The two Americans will swim in adjacent lanes, but as was evident at Olympic Trials, the two take radically different approaches to the 200 breast. Cordes goes out quickly, almost always well under world record-pace. In the final at Olympic Trials, he went out in 1:00.77, almost a full second faster than Yamaguchi’s WR split.

“The last 50 of that world record split is so fast, so you have to be in front of it if you want a shot,” Cordes said. “I was really just trying to swim my own race, swim a good race and make it into finals.”

Then there’s Josh Prenot, who has some of the best finishing speed in the world. Prenot will likely be behind the rest of the field—particularly Cordes—in the final, but he’s perfectly okay with that.

“Freshman and sophomore years, I was not comfortable being behind in races—I had to be on the lead or behind the second-place guy,” Prenot said. “I’m definitely kind of settling in to being comfortable with being behind. I feel like that’s how Michael [Phelps] kind of built his career. That’s when I have my best races.”

This will be Prenot’s first major international final, but Cordes put together an excellent race in last year’s World Championship final, winning the silver medal behind Koch in 2:08.05, but the race has gotten so much quicker in the 12 months since. Cordes also finished fourth in the 100 breast Sunday night in a disappointing time of 59.22.

“Would have liked to have medaled, but that’s not the way it went,” Cordes said. “Definitely gave me more motivation to come out here and hopefully doing it tomorrow night.”
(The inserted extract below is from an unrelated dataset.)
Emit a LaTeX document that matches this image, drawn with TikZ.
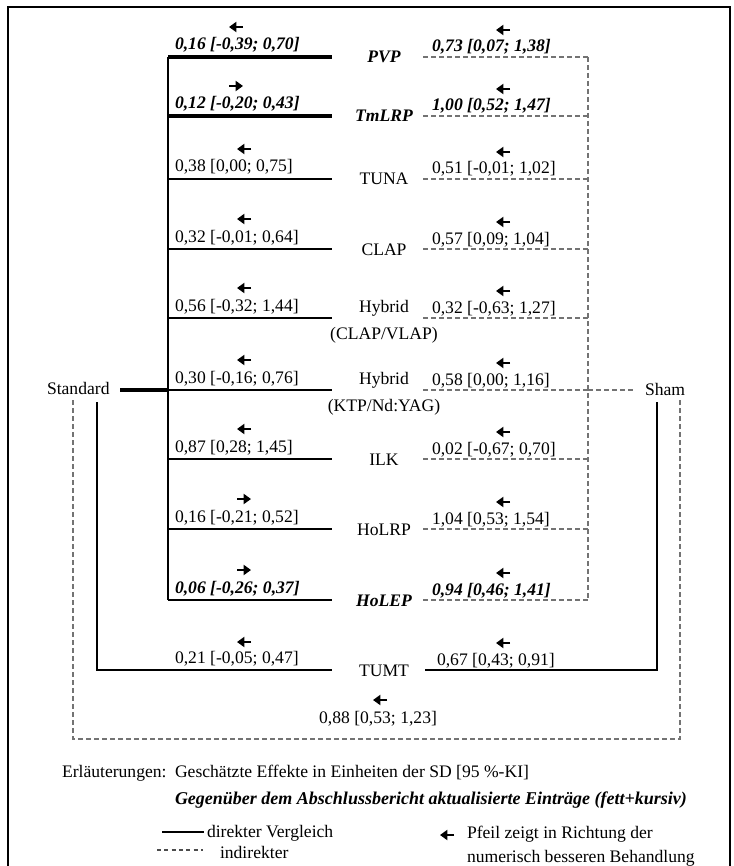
\documentclass[tikz,border=0pt]{standalone}
\usepackage{fontspec}
\setmainfont{Liberation Serif}
\usetikzlibrary{arrows.meta}
\newcommand{\pfl}[2]{\draw[parrow] ({#1+7},{#2}) -- ({#1-7},{#2});}
\newcommand{\pfr}[2]{\draw[parrow] ({#1-7},{#2}) -- ({#1+7},{#2});}
\begin{document}
\begin{tikzpicture}[x=0.75pt,y=-0.75pt,
  every node/.style={font=\fontsize{13.2}{15}\selectfont, inner sep=0pt, outer sep=0pt},
  direct/.style={line width=1.5pt, black},
  indirect/.style={line width=0.8pt, black!55, dash pattern=on 3.5pt off 2.5pt},
  upd/.style={font=\fontsize{13.2}{15}\selectfont\bfseries\itshape},
  lt/.style={anchor=base west},
  mid/.style={anchor=base},
  parrow/.style={-{Triangle[length=5.5pt,width=7.5pt]}, line width=1.6pt},
]
\useasboundingbox (0,0) rectangle (733,866);
\draw[line width=1.5pt] (8,880) -- (8,7) -- (730,7) -- (730,880);

% ---- rows: coordinates
\foreach \n/\y in {a/57,b/116,c/179,d/249,e/318,f/390,g/459,h/529,i/600}{
  \coordinate (L\n) at (168,\y);
  \coordinate (E\n) at (332,\y);
  \coordinate (S\n) at (423,\y);
  \coordinate (R\n) at (588,\y);
}
% middle labels
\node[mid,upd] (pvp) at (384,63) {PVP};
\node[mid,upd] (tmlrp) at (384,122) {TmLRP};
\node[mid] (tuna) at (384,185) {TUNA};
\node[mid] (clap) at (384,255) {CLAP};
\node[mid] (hyb1) at (384,312) {Hybrid};
\node[mid] (hyb1b) at (384,339) {(CLAP/VLAP)};
\node[mid] (hyb2) at (384,384) {Hybrid};
\node[mid] (hyb2b) at (384,411) {(KTP/Nd:YAG)};
\node[mid] (ilk) at (384,465) {ILK};
\node[mid] (holrp) at (384,535) {HoLRP};
\node[mid,upd] (holep) at (384,606) {HoLEP};
\node[mid] (tumt) at (384,676) {TUMT};

% left vertical and direct lines
\draw[direct] (La) -- (Li);
\draw[line width=2.3pt] (La) -- (Ea);
\draw[line width=3.4pt] (Lb) -- (Eb);
\foreach \n in {c,d,e,f,g,h,i}{\draw[direct] (L\n) -- (E\n);}
% indirect lines
\draw[indirect] (Ra) -- (Ri);
\foreach \n in {a,b,c,d,e,f,g,h,i}{\draw[indirect] (S\n) -- (R\n);}

% Standard and Sham
\node[anchor=base west] (std) at (47,394) {Standard};
\node[anchor=base west] (sham) at (645,395) {Sham};
\coordinate (stdE) at (120,390);
\draw[line width=2.3pt] (stdE) -- (Lf);
\coordinate (shamW) at (635,390);
\draw[indirect] (Rf) -- (shamW);

% TUMT
\coordinate (tl1) at (97,402); \coordinate (tl2) at (97,670); \coordinate (tl3) at (332,670);
\coordinate (tr1) at (657,402); \coordinate (tr2) at (657,670); \coordinate (tr3) at (425,670);
\draw[direct] (tl1) -- (tl2) -- (tl3);
\draw[direct] (tr3) -- (tr2) -- (tr1);
% outer indirect
\coordinate (o1) at (73,400); \coordinate (o2) at (73,739); \coordinate (o3) at (680,739); \coordinate (o4) at (680,400);
\draw[indirect] (o1) -- (o2) -- (o3) -- (o4);

% left texts
\node[lt,upd] (l1) at (175,50) {0,16 [-0,39; 0,70]};
\node[lt,upd] (l2) at (175,109) {0,12 [-0,20; 0,43]};
\node[lt] (l3) at (175,172) {0,38 [0,00; 0,75]};
\node[lt] (l4) at (175,242) {0,32 [-0,01; 0,64]};
\node[lt] (l5) at (175,311) {0,56 [-0,32; 1,44]};
\node[lt] (l6) at (175,383) {0,30 [-0,16; 0,76]};
\node[lt] (l7) at (175,452) {0,87 [0,28; 1,45]};
\node[lt] (l8) at (175,522) {0,16 [-0,21; 0,52]};
\node[lt,upd] (l9) at (175,593) {0,06 [-0,26; 0,37]};
\node[lt] (l10) at (175,663) {0,21 [-0,05; 0,47]};
% right texts
\node[lt,upd] (r1) at (432,52) {0,73 [0,07; 1,38]};
\node[lt,upd] (r2) at (432,111) {1,00 [0,52; 1,47]};
\node[lt] (r3) at (432,174) {0,51 [-0,01; 1,02]};
\node[lt] (r4) at (432,244) {0,57 [0,09; 1,04]};
\node[lt] (r5) at (432,313) {0,32 [-0,63; 1,27]};
\node[lt] (r6) at (432,385) {0,58 [0,00; 1,16]};
\node[lt] (r7) at (432,454) {0,02 [-0,67; 0,70]};
\node[lt] (r8) at (432,524) {1,04 [0,53; 1,54]};
\node[lt,upd] (r9) at (432,595) {0,94 [0,46; 1,41]};
\node[lt] (r10) at (437,665) {0,67 [0,43; 0,91]};
\node[anchor=base] (bot) at (378,723) {0,88 [0,53; 1,23]};

% arrows
\pfl{236}{27} \pfl{503}{30}
\pfr{236}{86} \pfl{503}{89}
\pfl{244}{149} \pfl{503}{152}
\pfl{244}{219} \pfl{503}{222}
\pfl{244}{288} \pfl{503}{291}
\pfl{244}{360} \pfl{503}{363}
\pfl{244}{429} \pfl{503}{432}
\pfr{244}{499} \pfl{503}{502}
\pfr{244}{570} \pfl{503}{573}
\pfl{244}{642} \pfl{503}{643}
\pfl{380}{700}

% legend
\node[anchor=base west] (erl) at (62,777) {Erläuterungen:};
\node[anchor=base west] (erl1) at (175,777) {Geschätzte Effekte in Einheiten der SD [95 \%-KI]};
\node[anchor=base west,font=\fontsize{13.5}{15}\selectfont\bfseries\itshape] (erl2) at (175,804) {Gegenüber dem Abschlussbericht aktualisierte Einträge (fett+kursiv)};
\coordinate (ls1) at (162,832); \coordinate (ls2) at (204,832);
\draw[direct] (ls1) -- (ls2);
\node[anchor=base west] (dir) at (207,837) {direkter Vergleich};
\coordinate (li1) at (157,850); \coordinate (li2) at (203,850);
\draw[line width=0.8pt, black!70, dash pattern=on 3pt off 2.5pt] (li1) -- (li2);
\node[anchor=base west] (ind) at (220,858) {indirekter};
\pfl{447}{835}
\node[anchor=base west] (pf1) at (467,838) {Pfeil zeigt in Richtung der};
\node[anchor=base west] (pf2) at (467,862) {numerisch besseren Behandlung};
\end{tikzpicture}
\end{document}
*Leading off the U.S. men’s 800 free relay Tuesday night, Conor Dwyer gave the Americans a small lead, but it ballooned when Townley Haas got in the water. It was pretty quickly evident that the sophomore-to-be at Texas was having a nice race, even before he went out in 49.76.

Haas ended up splitting 1:44.14, seven tenths of a second faster than the next best split in the race, which belonged to World Champion James Guy. It far exceeded Haas’ own lifetime best of 1:45.58 that he swam on his way to a fifth-place finish in the 200 free a day earlier.

Dwyer joked that he had expected the effort all along.

“I said three-nine to him in the warmup pool, and he split a four-one, so I was pretty close,” Dwyer said.

Haas admitted that watching Phelps’ tight victory in the 200 fly gave him a little bit of extra juice for the relay swim, but even he did not see that sort of big drop coming.

Of course, this was not the first time this year Haas has dropped some mind-blowing split—back in March, he threw down a 1:30.52 split on Texas’ 800-yard free relay at the NCAA Championships, two days before he went a 1:30.46 from a flat-start to obliterate the fastest time in history.

Consider that split just a glimpse of what Haas is capable of. With turns not his strength, Haas’ long course swimming figures to eventually exceed his short course. His distance background—he was the NCAA champion in the 500 free this year as well—means he’s unlikely to fade. And it takes some serious speed to go out under 50, even if it is from a relay exchange.

Haas got his opportunity Tuesday night to swim one 800 free relay with three of the greatest in U.S. history, but the mantle will be his to carry soon enough. If what we’ve seen so far is any indication, he will be up for the challenge.